Dmitry Medvedev's visit to Ukraine this week brought breakthroughs for both parties. The agreement entitles Russia to keep its Black Sea Fleet in Ukraine for at least 25 years beyond the current lease, in return for which Ukraine will receive a 30 % discount on Russian gas.
Based in Ukraine’s port city of Sevastopol, the navy fleet that Russia will be allowed to keep was once a symbol of Soviet maritime strength. However, as the Soviet Union collapsed, the city, mainly populated by ethnic Russians, found itself under the control of Kiev.
“Imagine if a couple divorces – are they to divide their baby?” a resident of Sevastopol asked. “One gets the head or legs and the other gets the body and hands. Sorry to say such things, but that's what the officers, the residents, felt when the fleet was divided.”
Moscow rented some of the Soviet-built navy infrastructure and the newly-found Russian Black Sea Fleet was allowed to stay until 2017, keeping the legacy alive.
“The Black Sea Fleet is a holy symbol for any Sevastopol resident” a resident of Sevastopol said. “It is so important for all of us it is hard to put it into words.”
Yet despite the fleet's popularity in Sevastopol, former Ukrainian President Viktor Yushchenko had other plans. Backed by Ukrainian nationalists in western Ukraine, he announced he saw Ukraine’s future in NATO. Ignoring previous agreements, Yushchenko also wanted the Black Sea Fleet to find a new home port.
Ukrainian accusations that Ukraine supplied arms to Georgia during its attack on South Ossetia only fueled the diplomatic storm with Russia.
The 2009 energy crisis drove another nail in the relations when Ukraine, unable to pay its gas bill, resorted to siphoning off supplies.
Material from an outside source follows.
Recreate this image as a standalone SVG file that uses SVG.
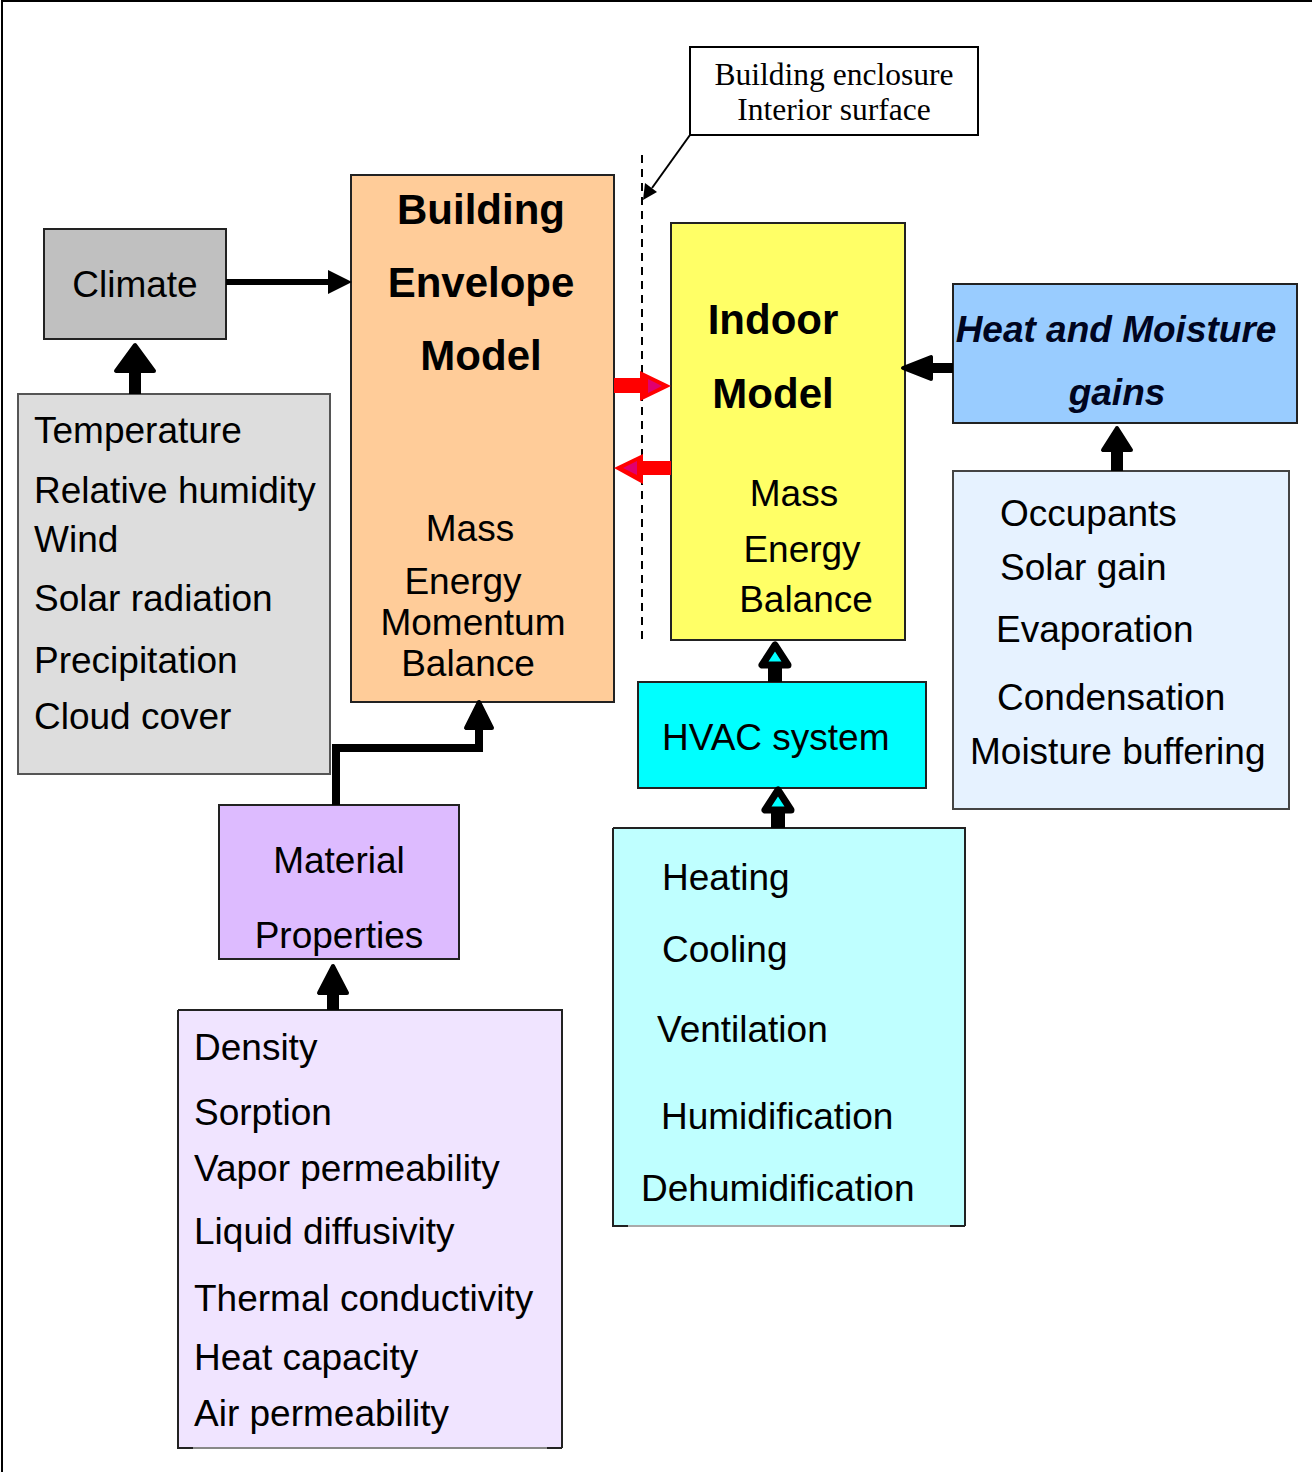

In response, Moscow had to close the hub and since Ukraine is a key transit country for Russian fuel to the EU, more than a dozen European countries were left without energy.
This, laced with then-President Yushchenko's decision to elevate several Ukrainian WWII Nazi collaborators into national heroes, made for a complete recipe for a rotten diplomatic dish.
“Our relations have soured drastically, and frankly it is not us who wanted that,” Medvedev recently stated. “That is why we will have to fill in the gaps in our relations at all levels. We will be seeing each other often, not only because we miss each other but because we need to move forward.”
Now, intentions to reset relations on both sides seem serious.
Despite sparking controversy in Ukraine by letting the Black Sea Fleet stay, Yanukovich insisted he does not plan to reverse himself.